Le rôle des lobbys aujourd'hui est important car dans une société qui évolue très vite, il est difficile de trouver un sujet sur lequel les élus, aussi performants soient-ils, aient tous les éléments entre les mains a priori. Ils doivent avoir accès à de l'information qui vient du monde extérieur, information qui peut venir de leurs électeurs dans leur circonscription bien sûr, mais les parlementaires qui ont peu de moyen peuvent apprécier d'avoir des gens qui viennent vers eux leur apporter des informations.
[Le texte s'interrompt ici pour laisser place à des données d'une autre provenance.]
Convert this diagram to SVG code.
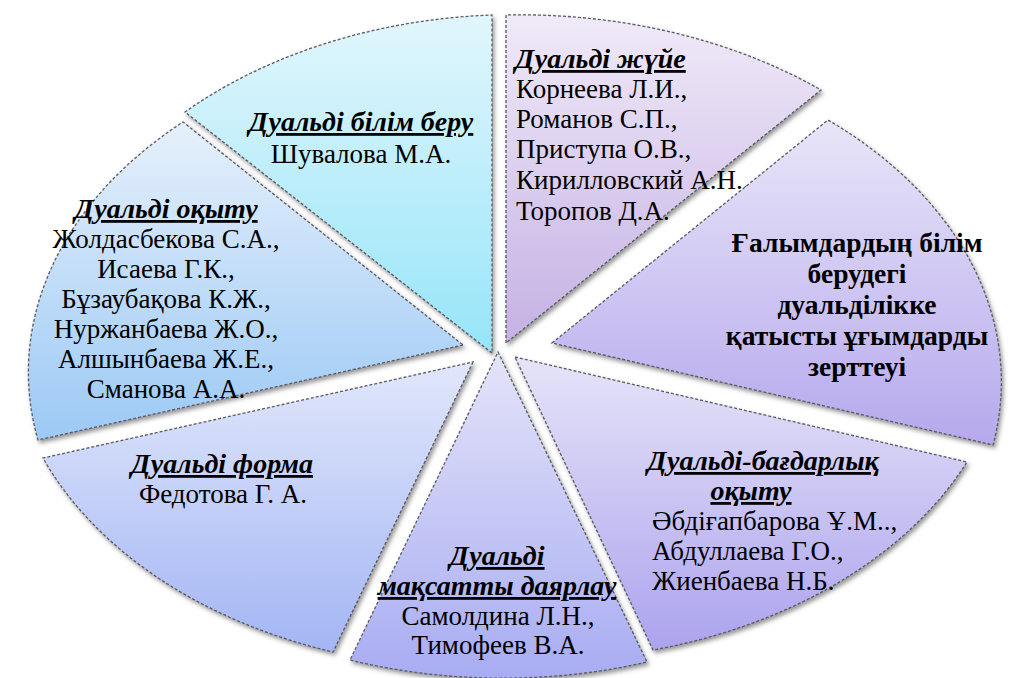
<svg xmlns="http://www.w3.org/2000/svg" width="1016" height="678" viewBox="0 0 1016 678">
<style>
.slice{stroke:#5a5a66;stroke-width:1.3;stroke-dasharray:3 2;filter:url(#sh)}
text{font-family:"Liberation Serif","Times New Roman",serif;fill:#000}
.h{font-size:28px;font-weight:bold;font-style:italic;text-decoration:underline}
.n{font-size:27px}
.t{font-size:27.5px;font-weight:bold}
.c{text-anchor:middle}
</style>
<defs>
<filter id="sh" x="-10%" y="-10%" width="120%" height="120%">
<feDropShadow dx="2" dy="3" stdDeviation="2" flood-color="#444" flood-opacity="0.55"/>
</filter>
<linearGradient id="g1" x1="0" y1="0" x2="0" y2="1"><stop offset="0" stop-color="#e2f6fc"/><stop offset="1" stop-color="#96e5f9"/></linearGradient>
<linearGradient id="g2" x1="0" y1="0" x2="0" y2="1"><stop offset="0" stop-color="#e6f0fc"/><stop offset="1" stop-color="#9cc9f5"/></linearGradient>
<linearGradient id="g3" x1="0" y1="0" x2="0" y2="1"><stop offset="0" stop-color="#e1e7fb"/><stop offset="1" stop-color="#a3b6f4"/></linearGradient>
<linearGradient id="g4" x1="0" y1="0" x2="0" y2="1"><stop offset="0" stop-color="#e4e4f9"/><stop offset="1" stop-color="#a8acf2"/></linearGradient>
<linearGradient id="g5" x1="0" y1="0" x2="0" y2="1"><stop offset="0" stop-color="#e6e4f8"/><stop offset="1" stop-color="#aca3ee"/></linearGradient>
<linearGradient id="g6" x1="0" y1="0" x2="0" y2="1"><stop offset="0" stop-color="#e8e6f8"/><stop offset="1" stop-color="#b6a8ed"/></linearGradient>
<linearGradient id="g7" x1="0" y1="0" x2="0" y2="1"><stop offset="0" stop-color="#f0eaf8"/><stop offset="1" stop-color="#c5b1e4"/></linearGradient>
</defs>
<g id="node-bilim-beru">
<path class="slice" fill="url(#g1)" d="M492,353 L185,112 A472 338 0 0 1 492,15 Z"/>
<text class="h c" x="361" y="131">Дуальді білім беру</text>
<text class="n c" x="361" y="163">Шувалова М.А.</text>
</g>

<g id="node-zhuie">
<path class="slice" fill="url(#g7)" d="M506,343 L506,15 A478 338 0 0 1 821,90 Z"/>
<text class="h" x="515" y="68">Дуальді жүйе</text>
<text class="n" x="516" y="98">Корнеева Л.И.,</text>
<text class="n" x="516" y="128">Романов С.П.,</text>
<text class="n" x="516" y="158">Приступа О.В.,</text>
<text class="n" x="516" y="189">Кирилловский А.Н..</text>
<text class="n" x="516" y="220">Торопов Д.А.</text>
</g>

<g id="node-center">
<path class="slice" fill="url(#g6)" d="M552,343 L828,120 A472 338 0 0 1 993,445 Z"/>
<text class="t c" x="857" y="252">Ғалымдардың білім</text>
<text class="t c" x="857" y="283">берудегі</text>
<text class="t c" x="857" y="314">дуальділікке</text>
<text class="t c" x="857" y="345">қатысты ұғымдарды</text>
<text class="t c" x="857" y="376">зерттеуі</text>
</g>

<g id="node-bagdarlyk">
<path class="slice" fill="url(#g5)" d="M515,357 L967,462 A472 338 0 0 1 653,650 Z"/>
<text class="h c" x="763" y="470">Дуальді-бағдарлық</text>
<text class="h c" x="751" y="500">оқыту</text>
<text class="n" x="652" y="530">Әбдіғапбарова Ұ.М..,</text>
<text class="n" x="652" y="560">Абдуллаева Г.О.,</text>
<text class="n" x="652" y="590">Жиенбаева Н.Б.</text>
</g>

<g id="node-maksatty">
<path class="slice" fill="url(#g4)" d="M498,352 L647,662 A472 338 0 0 1 350,660 Z"/>
<text class="h c" x="497" y="565">Дуальді</text>
<text class="h c" x="497" y="595">мақсатты даярлау</text>
<text class="n c" x="498" y="625">Самолдина Л.Н.,</text>
<text class="n c" x="498" y="654">Тимофеев В.А.</text>
</g>

<g id="node-forma">
<path class="slice" fill="url(#g3)" d="M473,362 L333,652 A472 338 0 0 1 43,458 Z"/>
<text class="h c" x="222" y="473">Дуальді форма</text>
<text class="n c" x="223" y="503">Федотова Г. А.</text>
</g>

<g id="node-okytu">
<path class="slice" fill="url(#g2)" d="M463,345 L38,440 A472 338 0 0 1 183,122 Z"/>
<text class="h c" x="166" y="218">Дуальді оқыту</text>
<text class="n c" x="166" y="248">Жолдасбекова С.А.,</text>
<text class="n c" x="166" y="278">Исаева Г.К.,</text>
<text class="n c" x="166" y="308">Бұзаубақова К.Ж.,</text>
<text class="n c" x="166" y="338">Нуржанбаева Ж.О.,</text>
<text class="n c" x="166" y="368">Алшынбаева Ж.Е.,</text>
<text class="n c" x="166" y="398">Сманова А.А.</text>
</g>
<g id="connectors"></g>
</svg>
A eux après de relativiser en fonction des émetteurs pour en retirer une synthèse qui soit pertinente et équilibrée.

La France donne l'image d'un pays où le lobbying est discret, voir "caché" contrairement à de nombreux pays anglo-saxons. Est-ce vrai ? Qu'est-ce qui empêche plus de transparence sur l'action des lobbys ?

La France est formatée dans une conception de la démocratie "rousseauiste" où le postulat de départ est que l'intérêt général est le pivot qui s'impose à tous, et doit primer sur l'intérêt particulier. A l'inverse, la démocratie anglo-saxonne met plus l'individu au centre. Aux yeux du démocrate anglo-saxon, le fait d'avoir dix ou vingt personnes qui s'élèvent contre l'État en estimant leurs intérêts lésés, est suffisant. En France c'est plus compliqué car les intérêts particuliers sont suspects. Mais en vingt ans les choses ont évolué, et les décideurs publics sont maintenant les premiers à être attentifs à la manière dont leurs décisions vont être perçues par le monde extérieur. Ils sont donc les premiers à faire appel aux uns et aux autres car ils ne voudront pas avoir des associations de consommateurs ou des entrepreneurs sur le dos. On ne peut plus dire aujourd’hui comme il y a vingt ou trente ans "au nom de l'intérêt général nous avons besoin de faire telle ou telle chose et tant pis pour les dégâts collatéraux."